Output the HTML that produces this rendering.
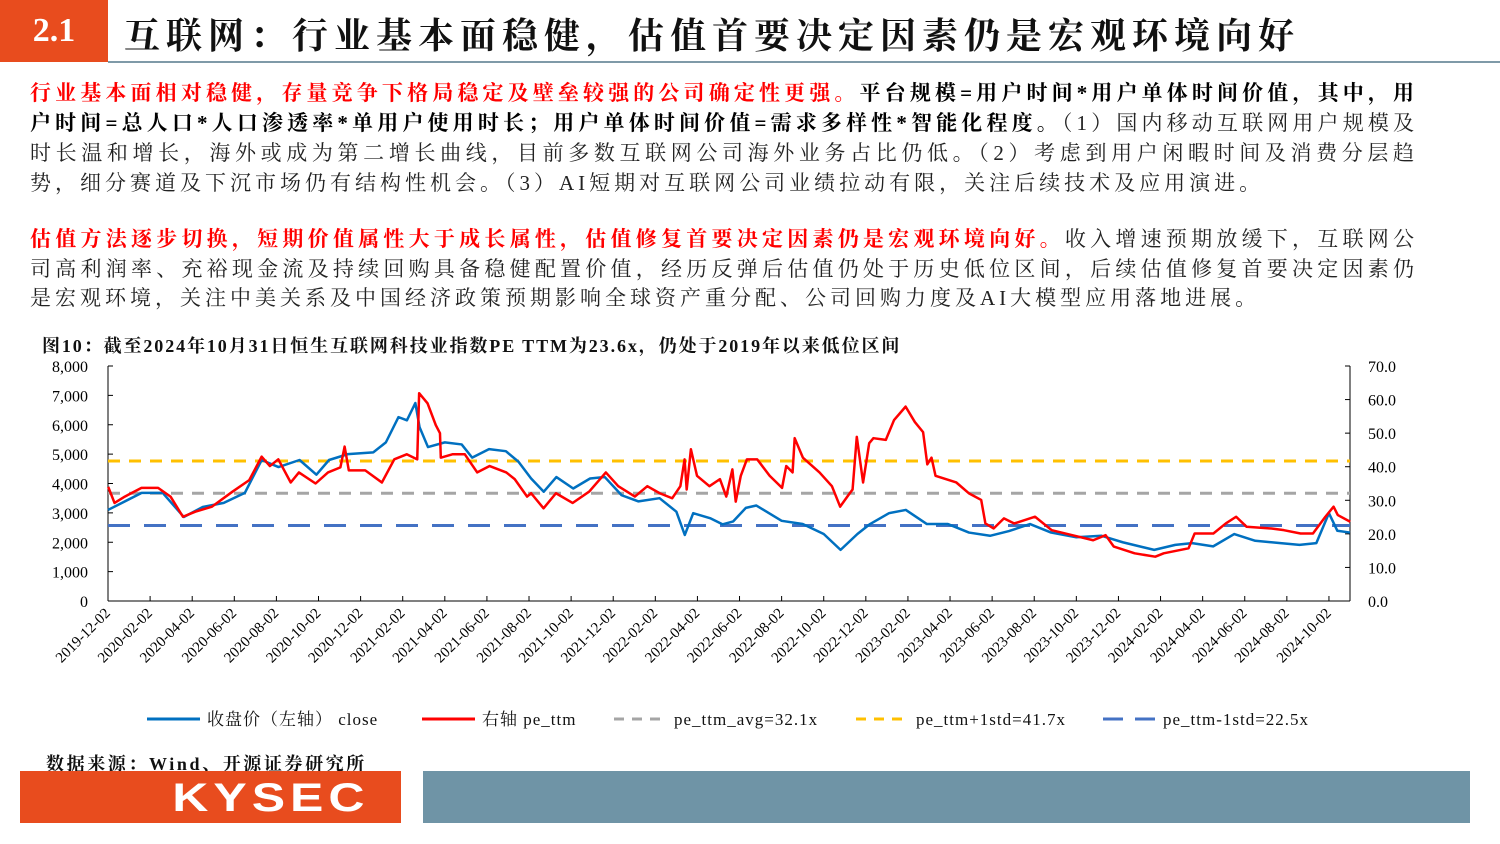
--
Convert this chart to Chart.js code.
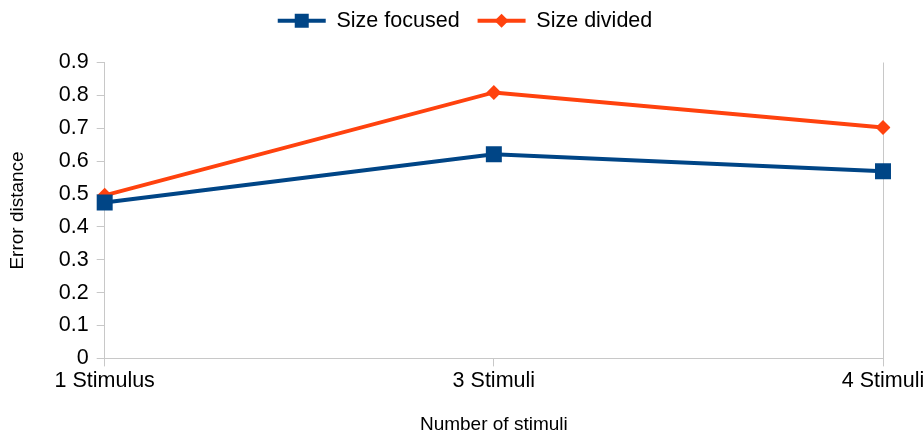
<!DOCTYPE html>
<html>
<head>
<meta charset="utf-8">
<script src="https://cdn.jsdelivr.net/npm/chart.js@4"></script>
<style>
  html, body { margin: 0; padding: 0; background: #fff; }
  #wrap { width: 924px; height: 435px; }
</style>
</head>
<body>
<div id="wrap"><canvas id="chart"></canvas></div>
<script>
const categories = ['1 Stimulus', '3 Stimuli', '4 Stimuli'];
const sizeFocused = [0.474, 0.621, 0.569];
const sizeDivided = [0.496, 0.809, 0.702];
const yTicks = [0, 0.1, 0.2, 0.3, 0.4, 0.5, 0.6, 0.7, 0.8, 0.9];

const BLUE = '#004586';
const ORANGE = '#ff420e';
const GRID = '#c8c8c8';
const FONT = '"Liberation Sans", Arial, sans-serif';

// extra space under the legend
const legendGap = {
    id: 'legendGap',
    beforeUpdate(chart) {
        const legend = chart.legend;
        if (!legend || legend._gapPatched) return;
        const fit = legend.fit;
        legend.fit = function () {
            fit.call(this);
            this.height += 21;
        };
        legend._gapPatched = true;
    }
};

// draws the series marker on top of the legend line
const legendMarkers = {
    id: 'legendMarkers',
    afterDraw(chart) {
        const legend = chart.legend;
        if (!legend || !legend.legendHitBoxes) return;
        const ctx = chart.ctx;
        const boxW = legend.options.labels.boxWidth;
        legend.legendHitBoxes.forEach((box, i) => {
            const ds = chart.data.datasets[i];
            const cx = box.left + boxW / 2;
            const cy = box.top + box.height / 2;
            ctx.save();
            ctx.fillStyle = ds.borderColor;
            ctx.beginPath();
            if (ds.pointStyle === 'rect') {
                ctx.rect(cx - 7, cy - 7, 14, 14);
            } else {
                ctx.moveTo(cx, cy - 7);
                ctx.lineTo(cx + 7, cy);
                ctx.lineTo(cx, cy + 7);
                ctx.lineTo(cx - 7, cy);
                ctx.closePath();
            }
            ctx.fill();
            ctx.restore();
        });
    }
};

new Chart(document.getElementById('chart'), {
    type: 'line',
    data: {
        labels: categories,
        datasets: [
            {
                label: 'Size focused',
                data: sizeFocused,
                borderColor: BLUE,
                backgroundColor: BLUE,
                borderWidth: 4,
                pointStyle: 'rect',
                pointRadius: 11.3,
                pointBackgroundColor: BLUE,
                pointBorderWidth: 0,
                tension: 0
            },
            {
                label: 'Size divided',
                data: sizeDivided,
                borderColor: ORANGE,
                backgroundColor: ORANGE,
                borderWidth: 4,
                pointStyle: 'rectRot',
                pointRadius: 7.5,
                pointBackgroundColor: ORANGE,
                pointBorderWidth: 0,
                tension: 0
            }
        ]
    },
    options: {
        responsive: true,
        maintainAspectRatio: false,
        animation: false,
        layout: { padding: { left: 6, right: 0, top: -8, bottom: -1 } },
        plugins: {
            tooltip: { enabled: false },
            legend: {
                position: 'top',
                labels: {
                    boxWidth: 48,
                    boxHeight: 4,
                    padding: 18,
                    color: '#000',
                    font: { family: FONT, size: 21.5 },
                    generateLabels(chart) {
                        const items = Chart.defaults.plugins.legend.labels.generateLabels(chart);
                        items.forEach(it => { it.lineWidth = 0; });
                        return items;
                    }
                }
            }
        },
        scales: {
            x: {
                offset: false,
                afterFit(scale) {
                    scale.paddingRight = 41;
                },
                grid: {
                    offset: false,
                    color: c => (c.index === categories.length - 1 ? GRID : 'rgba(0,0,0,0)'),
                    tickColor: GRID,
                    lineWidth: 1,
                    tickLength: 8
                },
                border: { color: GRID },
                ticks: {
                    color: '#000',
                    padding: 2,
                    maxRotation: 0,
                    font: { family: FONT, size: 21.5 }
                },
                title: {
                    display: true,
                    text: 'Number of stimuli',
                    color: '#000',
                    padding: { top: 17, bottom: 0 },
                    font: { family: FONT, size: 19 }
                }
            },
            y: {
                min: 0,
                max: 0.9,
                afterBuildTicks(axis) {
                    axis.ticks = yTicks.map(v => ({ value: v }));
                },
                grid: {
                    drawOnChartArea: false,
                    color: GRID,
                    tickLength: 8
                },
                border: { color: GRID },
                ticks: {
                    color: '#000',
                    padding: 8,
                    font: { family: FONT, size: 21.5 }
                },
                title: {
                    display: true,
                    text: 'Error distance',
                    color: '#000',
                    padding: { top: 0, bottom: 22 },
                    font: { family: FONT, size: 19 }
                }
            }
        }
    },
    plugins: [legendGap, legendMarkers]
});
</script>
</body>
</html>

Written request:
Identify and copy lines that hold the string "this".

Answer for the task:
Output the HTML that produces this rendering.
Convert this chart to Chart.js code.
            fit.call(this);
            this.height += 21;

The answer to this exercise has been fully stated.